## Exercise aim:
Word for word, restate the lines from the start of the data below through the line containing "384, 384, 405, 411, 427, 441, 452, 466, 482, 488]".
— BEGIN —
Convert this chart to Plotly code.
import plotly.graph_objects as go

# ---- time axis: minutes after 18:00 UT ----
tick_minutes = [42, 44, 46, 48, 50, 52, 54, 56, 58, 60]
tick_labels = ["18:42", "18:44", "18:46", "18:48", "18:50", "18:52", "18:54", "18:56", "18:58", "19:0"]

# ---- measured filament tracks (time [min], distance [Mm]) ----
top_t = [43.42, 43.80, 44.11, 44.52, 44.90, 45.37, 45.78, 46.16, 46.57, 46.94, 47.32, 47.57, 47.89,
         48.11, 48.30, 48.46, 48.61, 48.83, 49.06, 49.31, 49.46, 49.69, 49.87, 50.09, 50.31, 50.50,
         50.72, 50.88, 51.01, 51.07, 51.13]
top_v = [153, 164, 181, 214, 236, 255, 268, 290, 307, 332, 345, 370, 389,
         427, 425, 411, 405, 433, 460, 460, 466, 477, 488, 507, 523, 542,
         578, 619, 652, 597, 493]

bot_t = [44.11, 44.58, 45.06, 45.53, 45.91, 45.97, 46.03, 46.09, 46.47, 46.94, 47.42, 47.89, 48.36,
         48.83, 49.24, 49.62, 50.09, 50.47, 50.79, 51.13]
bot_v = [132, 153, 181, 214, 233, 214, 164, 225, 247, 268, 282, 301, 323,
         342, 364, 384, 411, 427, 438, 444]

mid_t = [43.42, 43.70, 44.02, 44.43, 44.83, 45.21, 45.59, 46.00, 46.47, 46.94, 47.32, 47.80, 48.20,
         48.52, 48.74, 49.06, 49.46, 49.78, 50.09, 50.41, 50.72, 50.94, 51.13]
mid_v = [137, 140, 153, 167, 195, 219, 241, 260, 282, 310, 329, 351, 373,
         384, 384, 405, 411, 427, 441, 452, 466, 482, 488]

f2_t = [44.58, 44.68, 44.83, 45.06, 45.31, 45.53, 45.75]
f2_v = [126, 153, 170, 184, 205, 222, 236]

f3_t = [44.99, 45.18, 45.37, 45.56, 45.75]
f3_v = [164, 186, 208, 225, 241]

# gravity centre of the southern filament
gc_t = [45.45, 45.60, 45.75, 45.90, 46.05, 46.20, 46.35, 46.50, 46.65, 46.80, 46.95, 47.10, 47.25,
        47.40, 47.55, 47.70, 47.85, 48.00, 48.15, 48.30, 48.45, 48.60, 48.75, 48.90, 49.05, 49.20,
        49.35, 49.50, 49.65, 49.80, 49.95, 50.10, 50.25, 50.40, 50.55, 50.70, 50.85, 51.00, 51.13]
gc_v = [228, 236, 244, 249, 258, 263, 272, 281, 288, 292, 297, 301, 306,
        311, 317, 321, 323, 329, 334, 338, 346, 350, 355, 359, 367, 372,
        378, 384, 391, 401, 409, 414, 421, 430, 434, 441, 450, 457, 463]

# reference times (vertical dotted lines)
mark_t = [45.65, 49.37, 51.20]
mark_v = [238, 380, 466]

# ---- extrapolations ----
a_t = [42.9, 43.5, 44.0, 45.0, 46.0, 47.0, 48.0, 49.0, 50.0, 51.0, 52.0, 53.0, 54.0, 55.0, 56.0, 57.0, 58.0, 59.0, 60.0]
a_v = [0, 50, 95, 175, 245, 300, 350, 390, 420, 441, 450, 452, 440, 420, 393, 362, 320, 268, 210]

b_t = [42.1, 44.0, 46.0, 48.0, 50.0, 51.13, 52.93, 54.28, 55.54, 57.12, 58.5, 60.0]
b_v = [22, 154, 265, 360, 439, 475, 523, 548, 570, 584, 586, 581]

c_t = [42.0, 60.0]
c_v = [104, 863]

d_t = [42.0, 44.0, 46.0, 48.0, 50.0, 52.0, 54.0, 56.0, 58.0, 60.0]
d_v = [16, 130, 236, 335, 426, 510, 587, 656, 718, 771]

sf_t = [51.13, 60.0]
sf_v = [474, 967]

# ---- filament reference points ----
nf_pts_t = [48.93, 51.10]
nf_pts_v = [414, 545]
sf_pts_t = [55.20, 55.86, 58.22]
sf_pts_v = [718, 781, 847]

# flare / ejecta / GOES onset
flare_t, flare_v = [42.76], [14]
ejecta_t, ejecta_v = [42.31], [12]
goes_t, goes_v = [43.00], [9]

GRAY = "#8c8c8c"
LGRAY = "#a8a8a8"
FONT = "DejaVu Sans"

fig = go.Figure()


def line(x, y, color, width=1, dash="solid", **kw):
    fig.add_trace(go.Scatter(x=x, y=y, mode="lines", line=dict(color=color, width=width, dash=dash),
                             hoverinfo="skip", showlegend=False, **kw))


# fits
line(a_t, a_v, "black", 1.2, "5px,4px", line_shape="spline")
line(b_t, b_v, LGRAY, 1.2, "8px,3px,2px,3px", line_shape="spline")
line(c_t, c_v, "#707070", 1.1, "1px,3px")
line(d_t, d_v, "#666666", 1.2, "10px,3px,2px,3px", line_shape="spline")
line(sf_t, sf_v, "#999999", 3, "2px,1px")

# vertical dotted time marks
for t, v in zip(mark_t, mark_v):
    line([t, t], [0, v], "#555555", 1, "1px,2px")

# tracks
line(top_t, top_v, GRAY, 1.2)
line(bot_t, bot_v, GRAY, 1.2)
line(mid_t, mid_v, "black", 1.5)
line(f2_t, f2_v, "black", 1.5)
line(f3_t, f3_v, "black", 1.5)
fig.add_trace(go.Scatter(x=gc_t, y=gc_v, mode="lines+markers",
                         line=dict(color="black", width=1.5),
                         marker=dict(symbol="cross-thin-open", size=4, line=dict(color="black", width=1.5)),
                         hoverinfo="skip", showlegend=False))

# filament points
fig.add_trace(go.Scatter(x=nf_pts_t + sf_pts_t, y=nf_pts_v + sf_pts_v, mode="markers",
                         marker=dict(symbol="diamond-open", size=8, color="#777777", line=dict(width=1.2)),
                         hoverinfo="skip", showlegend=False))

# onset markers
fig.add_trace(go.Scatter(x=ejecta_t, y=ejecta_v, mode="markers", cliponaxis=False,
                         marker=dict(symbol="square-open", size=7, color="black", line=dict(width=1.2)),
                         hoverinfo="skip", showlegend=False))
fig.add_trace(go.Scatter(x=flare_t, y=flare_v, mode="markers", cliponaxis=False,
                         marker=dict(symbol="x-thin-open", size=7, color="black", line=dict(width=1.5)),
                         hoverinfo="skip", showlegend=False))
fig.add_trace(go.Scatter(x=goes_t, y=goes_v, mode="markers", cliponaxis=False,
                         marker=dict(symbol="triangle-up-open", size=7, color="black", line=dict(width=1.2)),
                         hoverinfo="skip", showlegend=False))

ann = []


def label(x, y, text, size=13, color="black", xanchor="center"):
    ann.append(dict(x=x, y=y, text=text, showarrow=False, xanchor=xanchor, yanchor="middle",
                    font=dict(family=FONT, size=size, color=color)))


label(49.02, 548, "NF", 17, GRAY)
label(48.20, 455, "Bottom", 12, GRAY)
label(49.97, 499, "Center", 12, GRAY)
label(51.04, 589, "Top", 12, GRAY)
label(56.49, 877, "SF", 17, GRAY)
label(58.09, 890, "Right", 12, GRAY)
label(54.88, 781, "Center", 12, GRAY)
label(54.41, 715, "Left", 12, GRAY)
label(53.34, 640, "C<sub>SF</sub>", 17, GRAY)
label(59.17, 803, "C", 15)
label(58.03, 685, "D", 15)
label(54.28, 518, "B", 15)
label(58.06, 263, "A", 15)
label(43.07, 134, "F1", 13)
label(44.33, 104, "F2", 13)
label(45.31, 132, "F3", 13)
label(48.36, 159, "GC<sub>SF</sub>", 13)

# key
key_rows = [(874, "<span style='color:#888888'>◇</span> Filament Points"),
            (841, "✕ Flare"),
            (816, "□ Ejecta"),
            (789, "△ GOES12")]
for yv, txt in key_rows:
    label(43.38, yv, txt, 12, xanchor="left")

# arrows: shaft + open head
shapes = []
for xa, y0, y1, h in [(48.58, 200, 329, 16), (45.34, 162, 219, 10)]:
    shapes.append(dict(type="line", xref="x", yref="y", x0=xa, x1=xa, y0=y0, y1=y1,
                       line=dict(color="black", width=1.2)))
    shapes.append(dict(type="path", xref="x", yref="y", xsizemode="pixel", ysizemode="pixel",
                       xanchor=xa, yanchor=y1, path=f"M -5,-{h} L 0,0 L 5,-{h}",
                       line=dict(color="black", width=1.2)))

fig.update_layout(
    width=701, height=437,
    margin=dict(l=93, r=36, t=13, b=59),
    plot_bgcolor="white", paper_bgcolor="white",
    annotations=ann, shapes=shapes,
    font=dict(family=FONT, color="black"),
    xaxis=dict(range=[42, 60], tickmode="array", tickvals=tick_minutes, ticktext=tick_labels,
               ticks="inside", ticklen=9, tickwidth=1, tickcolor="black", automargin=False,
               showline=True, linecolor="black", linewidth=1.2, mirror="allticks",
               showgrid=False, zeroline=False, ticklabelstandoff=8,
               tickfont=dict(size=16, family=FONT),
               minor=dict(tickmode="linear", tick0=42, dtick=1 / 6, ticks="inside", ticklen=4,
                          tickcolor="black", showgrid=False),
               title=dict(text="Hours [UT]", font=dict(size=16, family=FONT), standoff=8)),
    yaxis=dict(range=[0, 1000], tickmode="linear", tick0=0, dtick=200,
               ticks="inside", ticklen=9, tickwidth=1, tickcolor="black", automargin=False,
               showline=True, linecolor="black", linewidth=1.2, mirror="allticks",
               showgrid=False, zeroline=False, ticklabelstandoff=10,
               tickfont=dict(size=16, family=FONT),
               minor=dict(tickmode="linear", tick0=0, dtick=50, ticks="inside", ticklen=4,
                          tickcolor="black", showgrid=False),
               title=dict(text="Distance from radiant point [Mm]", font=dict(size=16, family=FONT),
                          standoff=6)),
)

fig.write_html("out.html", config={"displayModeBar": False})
— END —
## Complete output:
Convert this chart to Plotly code.
import plotly.graph_objects as go

# ---- time axis: minutes after 18:00 UT ----
tick_minutes = [42, 44, 46, 48, 50, 52, 54, 56, 58, 60]
tick_labels = ["18:42", "18:44", "18:46", "18:48", "18:50", "18:52", "18:54", "18:56", "18:58", "19:0"]

# ---- measured filament tracks (time [min], distance [Mm]) ----
top_t = [43.42, 43.80, 44.11, 44.52, 44.90, 45.37, 45.78, 46.16, 46.57, 46.94, 47.32, 47.57, 47.89,
         48.11, 48.30, 48.46, 48.61, 48.83, 49.06, 49.31, 49.46, 49.69, 49.87, 50.09, 50.31, 50.50,
         50.72, 50.88, 51.01, 51.07, 51.13]
top_v = [153, 164, 181, 214, 236, 255, 268, 290, 307, 332, 345, 370, 389,
         427, 425, 411, 405, 433, 460, 460, 466, 477, 488, 507, 523, 542,
         578, 619, 652, 597, 493]

bot_t = [44.11, 44.58, 45.06, 45.53, 45.91, 45.97, 46.03, 46.09, 46.47, 46.94, 47.42, 47.89, 48.36,
         48.83, 49.24, 49.62, 50.09, 50.47, 50.79, 51.13]
bot_v = [132, 153, 181, 214, 233, 214, 164, 225, 247, 268, 282, 301, 323,
         342, 364, 384, 411, 427, 438, 444]

mid_t = [43.42, 43.70, 44.02, 44.43, 44.83, 45.21, 45.59, 46.00, 46.47, 46.94, 47.32, 47.80, 48.20,
         48.52, 48.74, 49.06, 49.46, 49.78, 50.09, 50.41, 50.72, 50.94, 51.13]
mid_v = [137, 140, 153, 167, 195, 219, 241, 260, 282, 310, 329, 351, 373,
         384, 384, 405, 411, 427, 441, 452, 466, 482, 488]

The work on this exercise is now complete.